In the standard DOM/1 conditions the first payment becomes due "not later than" one month after the commencement of work on site. This allows flexibility but also provides some certainty – it must happen within one month. The Mowlem version contains a subtle twist – the first application for payment (which, all being well, will lead on to a "due" date) is to be made "not earlier than the end of the calendar month during which the subcontract works commence on site".
Why does Mowlem need an extra nine days of interest-free credit from subcontractors?

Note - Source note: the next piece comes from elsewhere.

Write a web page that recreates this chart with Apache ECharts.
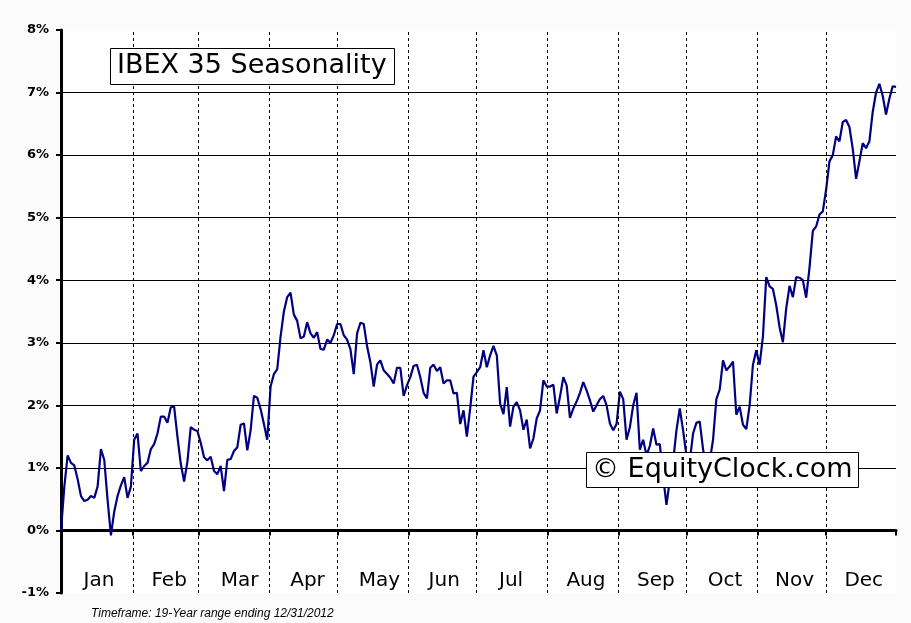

Within five days after the date when each payment is due, the main contractor will "send" (does that mean post?) a subcontract notice, indicating the amount that will be paid. The Act requires notice to be given not later than five days after the due date. Is it not the case that notice is not properly given until it is received? If so, a Mowlem notice merely posted five days after the due date might comply with this Mowlem clause, but will evidently not comply with the (non-negotiable) requirements of the Act.
Payments will be made within 26 days of the due date. This compares unfavourably with the 17 days in the standard DOM/1 conditions (and in the statutory fall-back provisions of the Scheme for Construction Contracts). Why does Mowlem need an extra nine days of interest-free credit from subcontractors in comparison with the reasonable benchmark of the standard form? The new clause 21.11 exploits the temporary loophole in section 113 of the Act permitting pay-if-paid devices to be used in certain circumstances, which have been widened to include the insolvency of any third party that owes money to Mowlem. And the pay-if-paid block will apply not just to regular payments due under the subcontract, but also to any amounts owed to the subcontractor by Mowlem "pursuant to an adjudicator's award". Mowlem appears to be seeking to be able to use the pay-if-paid loophole to avoid having to meet adjudicator's awards (possibly relating to disputed amounts arising before the insolvency).
Set-off
The main contractor is given an unreasonably broad right of set-off. Deductions can be made not only from amounts payable under this subcontract, but also from money owed under "any other contract, agreement or arrangement whether independent of, or connected to, the subcontract".
The amount that may be deducted includes not only any sum or sums that the subcontractor "is ... liable to pay to the contractor" but also any sum or sums that the subcontractor "may" (ie, possibly, speculatively, in the future?) "be liable to pay to the contractor". The Act requires written notice of intended set-off to be given before the relevant final date for payment. Here, Mowlem seeks to impose, somewhat cynically, the bare minimum notice period of "one day".
Adjudication
In the event that the subcontractor and main contractor cannot agree on the terms of appointment of the adjudicator, the main contractor is given a potentially self-serving power to "determine in its absolute discretion the terms of appointment".
The adjudicator is given the right to order that the winner's costs and expenses be borne by the loser. This contrasts with usual and standard procedures for adjudication – where each party would usually bear its own costs – and could increase significantly the financial risk facing a subcontractor contemplating recourse to adjudication.